*Task brief:* Below is a listing. Return the lines from the one that contains "Clone this chart in matplotlib." to the one that contains "msci_exus = [114.3, 137.1, 110.5, 134.5]", both ends included, verbatim and with no pictures.

─── Records for this exercise ───

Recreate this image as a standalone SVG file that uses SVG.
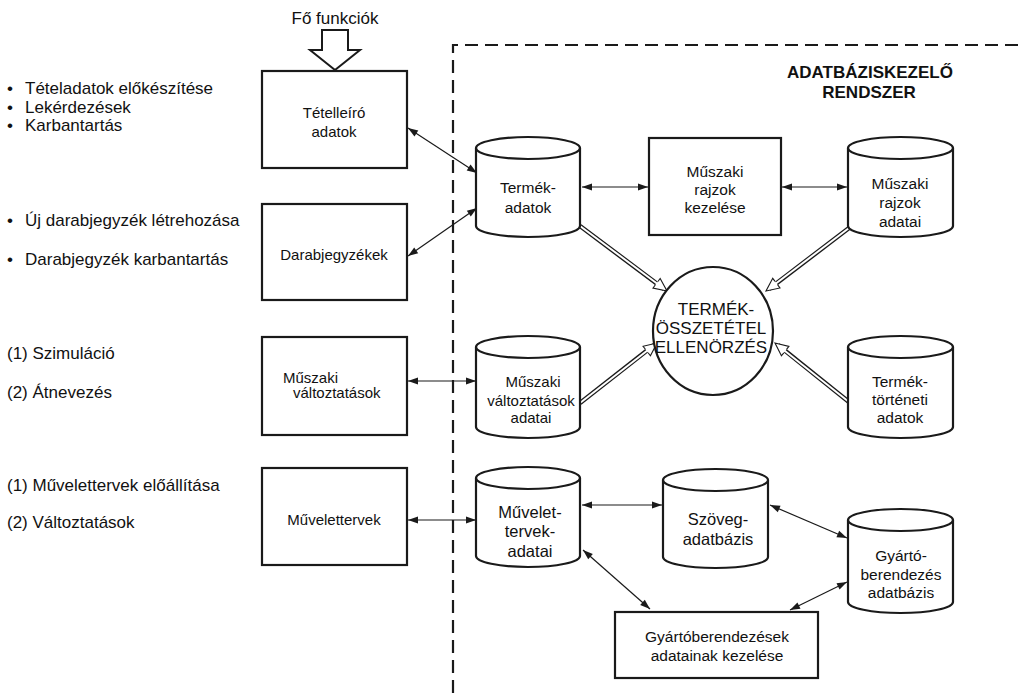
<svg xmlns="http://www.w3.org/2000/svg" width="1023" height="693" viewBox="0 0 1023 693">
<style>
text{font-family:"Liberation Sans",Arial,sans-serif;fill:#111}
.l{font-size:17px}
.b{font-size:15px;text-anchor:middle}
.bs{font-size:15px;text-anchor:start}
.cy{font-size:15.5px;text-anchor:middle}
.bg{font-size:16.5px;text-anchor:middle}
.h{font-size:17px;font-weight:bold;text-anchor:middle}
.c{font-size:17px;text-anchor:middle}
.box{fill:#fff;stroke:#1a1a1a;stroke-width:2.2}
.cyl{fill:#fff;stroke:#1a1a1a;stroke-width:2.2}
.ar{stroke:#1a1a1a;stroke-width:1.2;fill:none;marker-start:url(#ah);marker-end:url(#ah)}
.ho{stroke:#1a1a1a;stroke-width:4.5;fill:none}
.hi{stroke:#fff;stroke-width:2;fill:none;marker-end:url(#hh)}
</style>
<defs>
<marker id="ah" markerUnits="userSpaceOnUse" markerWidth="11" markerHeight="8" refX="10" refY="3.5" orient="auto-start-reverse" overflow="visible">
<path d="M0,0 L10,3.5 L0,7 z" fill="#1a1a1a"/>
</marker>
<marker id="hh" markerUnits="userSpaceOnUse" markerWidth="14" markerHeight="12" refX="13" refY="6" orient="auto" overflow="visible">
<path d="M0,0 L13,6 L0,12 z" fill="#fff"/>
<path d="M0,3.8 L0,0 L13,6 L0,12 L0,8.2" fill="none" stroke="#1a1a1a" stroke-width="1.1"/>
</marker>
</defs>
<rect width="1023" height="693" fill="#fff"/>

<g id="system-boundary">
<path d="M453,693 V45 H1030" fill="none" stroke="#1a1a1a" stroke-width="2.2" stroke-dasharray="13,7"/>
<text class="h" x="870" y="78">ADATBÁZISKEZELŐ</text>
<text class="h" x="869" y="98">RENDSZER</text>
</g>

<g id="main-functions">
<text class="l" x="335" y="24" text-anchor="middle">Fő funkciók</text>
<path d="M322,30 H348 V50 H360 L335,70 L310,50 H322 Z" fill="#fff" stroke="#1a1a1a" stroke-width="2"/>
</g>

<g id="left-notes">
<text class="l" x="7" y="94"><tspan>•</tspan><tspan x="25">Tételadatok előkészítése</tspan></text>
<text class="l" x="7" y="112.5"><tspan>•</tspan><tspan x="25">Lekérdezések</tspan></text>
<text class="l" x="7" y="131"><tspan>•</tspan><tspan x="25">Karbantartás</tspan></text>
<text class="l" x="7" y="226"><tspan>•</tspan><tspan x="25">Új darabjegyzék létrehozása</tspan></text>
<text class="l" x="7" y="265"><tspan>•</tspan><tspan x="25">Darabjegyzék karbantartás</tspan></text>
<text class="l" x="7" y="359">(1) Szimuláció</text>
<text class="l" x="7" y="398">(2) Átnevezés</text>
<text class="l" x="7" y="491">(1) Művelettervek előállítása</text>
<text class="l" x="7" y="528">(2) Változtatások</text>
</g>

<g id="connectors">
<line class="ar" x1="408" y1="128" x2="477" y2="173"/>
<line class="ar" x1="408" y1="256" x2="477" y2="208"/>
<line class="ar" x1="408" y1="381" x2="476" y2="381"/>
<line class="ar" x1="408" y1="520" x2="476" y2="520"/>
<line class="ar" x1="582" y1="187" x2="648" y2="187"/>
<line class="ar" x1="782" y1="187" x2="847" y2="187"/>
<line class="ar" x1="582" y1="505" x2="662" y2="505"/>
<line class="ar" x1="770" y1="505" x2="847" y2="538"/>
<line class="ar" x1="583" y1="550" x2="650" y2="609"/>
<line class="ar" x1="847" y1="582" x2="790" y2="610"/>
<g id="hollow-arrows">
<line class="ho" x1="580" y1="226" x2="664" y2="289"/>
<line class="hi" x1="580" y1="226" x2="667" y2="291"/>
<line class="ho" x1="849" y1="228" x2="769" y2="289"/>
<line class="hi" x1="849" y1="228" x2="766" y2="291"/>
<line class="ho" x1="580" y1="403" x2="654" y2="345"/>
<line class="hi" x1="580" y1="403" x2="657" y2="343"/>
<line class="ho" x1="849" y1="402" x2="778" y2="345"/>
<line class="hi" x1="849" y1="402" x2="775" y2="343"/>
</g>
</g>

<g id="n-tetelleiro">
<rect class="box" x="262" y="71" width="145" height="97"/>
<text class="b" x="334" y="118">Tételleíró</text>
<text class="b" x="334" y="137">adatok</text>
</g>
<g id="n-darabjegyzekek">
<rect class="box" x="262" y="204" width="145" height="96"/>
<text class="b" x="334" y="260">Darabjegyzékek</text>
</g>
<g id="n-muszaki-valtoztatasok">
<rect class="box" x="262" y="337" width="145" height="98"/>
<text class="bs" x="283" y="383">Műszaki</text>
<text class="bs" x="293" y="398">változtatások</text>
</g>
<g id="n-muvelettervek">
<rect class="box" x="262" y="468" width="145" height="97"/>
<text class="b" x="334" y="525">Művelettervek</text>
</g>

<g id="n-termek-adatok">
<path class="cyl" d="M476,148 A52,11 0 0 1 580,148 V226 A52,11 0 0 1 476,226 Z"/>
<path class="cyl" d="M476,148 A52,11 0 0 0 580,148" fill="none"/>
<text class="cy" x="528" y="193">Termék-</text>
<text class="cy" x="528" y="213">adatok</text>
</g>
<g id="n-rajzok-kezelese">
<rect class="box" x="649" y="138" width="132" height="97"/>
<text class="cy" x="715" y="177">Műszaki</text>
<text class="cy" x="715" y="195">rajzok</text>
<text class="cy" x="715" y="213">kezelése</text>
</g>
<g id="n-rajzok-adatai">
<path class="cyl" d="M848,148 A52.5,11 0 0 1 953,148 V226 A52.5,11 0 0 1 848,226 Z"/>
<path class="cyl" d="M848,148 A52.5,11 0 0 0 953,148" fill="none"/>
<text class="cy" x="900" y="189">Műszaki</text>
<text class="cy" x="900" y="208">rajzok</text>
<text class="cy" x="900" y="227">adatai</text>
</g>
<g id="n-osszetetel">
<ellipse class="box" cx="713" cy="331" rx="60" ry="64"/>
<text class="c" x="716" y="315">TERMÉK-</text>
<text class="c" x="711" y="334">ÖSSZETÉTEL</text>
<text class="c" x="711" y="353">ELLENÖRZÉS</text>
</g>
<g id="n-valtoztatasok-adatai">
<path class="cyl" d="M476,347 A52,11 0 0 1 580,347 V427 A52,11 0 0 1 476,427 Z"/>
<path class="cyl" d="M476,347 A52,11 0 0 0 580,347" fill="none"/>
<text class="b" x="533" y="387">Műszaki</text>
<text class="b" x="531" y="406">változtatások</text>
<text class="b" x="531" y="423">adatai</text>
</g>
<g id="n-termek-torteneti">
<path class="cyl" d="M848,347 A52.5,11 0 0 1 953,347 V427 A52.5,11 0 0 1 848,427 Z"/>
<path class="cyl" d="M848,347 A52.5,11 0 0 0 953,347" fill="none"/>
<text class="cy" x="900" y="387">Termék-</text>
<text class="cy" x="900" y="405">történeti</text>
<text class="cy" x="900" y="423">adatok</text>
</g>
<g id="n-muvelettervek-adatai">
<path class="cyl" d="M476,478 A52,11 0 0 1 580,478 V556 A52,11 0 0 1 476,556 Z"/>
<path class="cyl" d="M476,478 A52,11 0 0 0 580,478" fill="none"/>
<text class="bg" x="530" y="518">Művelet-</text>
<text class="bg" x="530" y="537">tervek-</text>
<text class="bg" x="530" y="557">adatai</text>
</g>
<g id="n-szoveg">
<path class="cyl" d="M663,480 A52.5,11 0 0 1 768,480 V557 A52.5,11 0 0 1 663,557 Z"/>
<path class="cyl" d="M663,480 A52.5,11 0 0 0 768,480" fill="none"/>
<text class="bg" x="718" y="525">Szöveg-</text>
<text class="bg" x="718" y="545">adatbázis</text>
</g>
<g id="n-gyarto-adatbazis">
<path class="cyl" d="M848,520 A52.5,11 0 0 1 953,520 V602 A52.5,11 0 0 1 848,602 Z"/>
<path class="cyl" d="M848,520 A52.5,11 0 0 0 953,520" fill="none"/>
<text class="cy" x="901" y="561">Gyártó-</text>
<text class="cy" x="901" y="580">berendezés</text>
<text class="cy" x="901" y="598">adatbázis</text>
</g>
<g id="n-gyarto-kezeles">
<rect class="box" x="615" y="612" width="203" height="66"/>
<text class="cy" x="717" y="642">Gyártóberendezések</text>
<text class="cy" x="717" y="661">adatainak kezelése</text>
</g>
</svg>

───
─── Records for this exercise ───

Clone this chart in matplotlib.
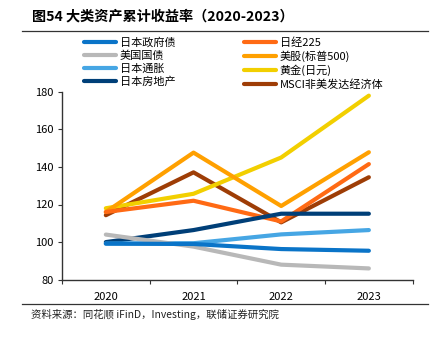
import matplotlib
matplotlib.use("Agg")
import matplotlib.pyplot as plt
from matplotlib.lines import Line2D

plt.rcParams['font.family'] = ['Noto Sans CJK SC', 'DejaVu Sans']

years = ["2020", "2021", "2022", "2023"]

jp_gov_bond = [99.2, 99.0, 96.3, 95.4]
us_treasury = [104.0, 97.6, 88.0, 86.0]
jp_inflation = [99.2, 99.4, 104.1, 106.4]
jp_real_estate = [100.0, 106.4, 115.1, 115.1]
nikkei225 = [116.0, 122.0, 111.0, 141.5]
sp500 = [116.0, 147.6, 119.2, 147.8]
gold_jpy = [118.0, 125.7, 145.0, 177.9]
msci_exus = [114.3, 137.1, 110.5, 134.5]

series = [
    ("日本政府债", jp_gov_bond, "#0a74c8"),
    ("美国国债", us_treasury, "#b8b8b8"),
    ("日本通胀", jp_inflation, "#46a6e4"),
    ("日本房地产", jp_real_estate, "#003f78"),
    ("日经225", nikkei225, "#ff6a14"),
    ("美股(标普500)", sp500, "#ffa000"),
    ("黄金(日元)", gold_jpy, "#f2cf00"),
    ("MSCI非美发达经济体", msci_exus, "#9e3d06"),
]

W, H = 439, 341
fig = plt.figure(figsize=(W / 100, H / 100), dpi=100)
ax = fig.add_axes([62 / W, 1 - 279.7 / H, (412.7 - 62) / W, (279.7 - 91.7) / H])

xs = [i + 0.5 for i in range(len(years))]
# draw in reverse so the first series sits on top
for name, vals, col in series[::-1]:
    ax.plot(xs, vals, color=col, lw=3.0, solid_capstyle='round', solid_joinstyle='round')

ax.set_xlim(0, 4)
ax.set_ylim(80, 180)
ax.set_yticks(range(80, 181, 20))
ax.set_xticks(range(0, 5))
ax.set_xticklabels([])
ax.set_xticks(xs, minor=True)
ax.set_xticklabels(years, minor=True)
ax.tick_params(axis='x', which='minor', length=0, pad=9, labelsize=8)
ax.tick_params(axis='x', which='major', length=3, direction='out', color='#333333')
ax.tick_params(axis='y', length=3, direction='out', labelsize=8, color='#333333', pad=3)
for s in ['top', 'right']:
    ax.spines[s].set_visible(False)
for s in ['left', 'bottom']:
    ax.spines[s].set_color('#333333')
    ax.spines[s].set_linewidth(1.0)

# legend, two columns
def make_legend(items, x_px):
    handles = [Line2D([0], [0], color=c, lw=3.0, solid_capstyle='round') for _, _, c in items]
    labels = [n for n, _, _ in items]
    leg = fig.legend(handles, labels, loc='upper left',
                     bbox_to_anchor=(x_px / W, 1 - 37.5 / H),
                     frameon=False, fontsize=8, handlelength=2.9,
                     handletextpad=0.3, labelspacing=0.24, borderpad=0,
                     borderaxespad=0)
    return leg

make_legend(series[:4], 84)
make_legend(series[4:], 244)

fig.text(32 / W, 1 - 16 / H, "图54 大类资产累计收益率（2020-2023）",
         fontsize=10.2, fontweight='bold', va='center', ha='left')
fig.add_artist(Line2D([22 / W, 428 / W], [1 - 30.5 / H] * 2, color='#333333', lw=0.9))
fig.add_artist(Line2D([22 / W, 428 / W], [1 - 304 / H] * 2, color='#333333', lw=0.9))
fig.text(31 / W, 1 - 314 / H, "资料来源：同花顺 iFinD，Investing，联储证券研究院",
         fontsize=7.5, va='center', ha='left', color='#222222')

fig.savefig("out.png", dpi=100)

───

*Correct result:*
Clone this chart in matplotlib.
import matplotlib
matplotlib.use("Agg")
import matplotlib.pyplot as plt
from matplotlib.lines import Line2D

plt.rcParams['font.family'] = ['Noto Sans CJK SC', 'DejaVu Sans']

years = ["2020", "2021", "2022", "2023"]

jp_gov_bond = [99.2, 99.0, 96.3, 95.4]
us_treasury = [104.0, 97.6, 88.0, 86.0]
jp_inflation = [99.2, 99.4, 104.1, 106.4]
jp_real_estate = [100.0, 106.4, 115.1, 115.1]
nikkei225 = [116.0, 122.0, 111.0, 141.5]
sp500 = [116.0, 147.6, 119.2, 147.8]
gold_jpy = [118.0, 125.7, 145.0, 177.9]
msci_exus = [114.3, 137.1, 110.5, 134.5]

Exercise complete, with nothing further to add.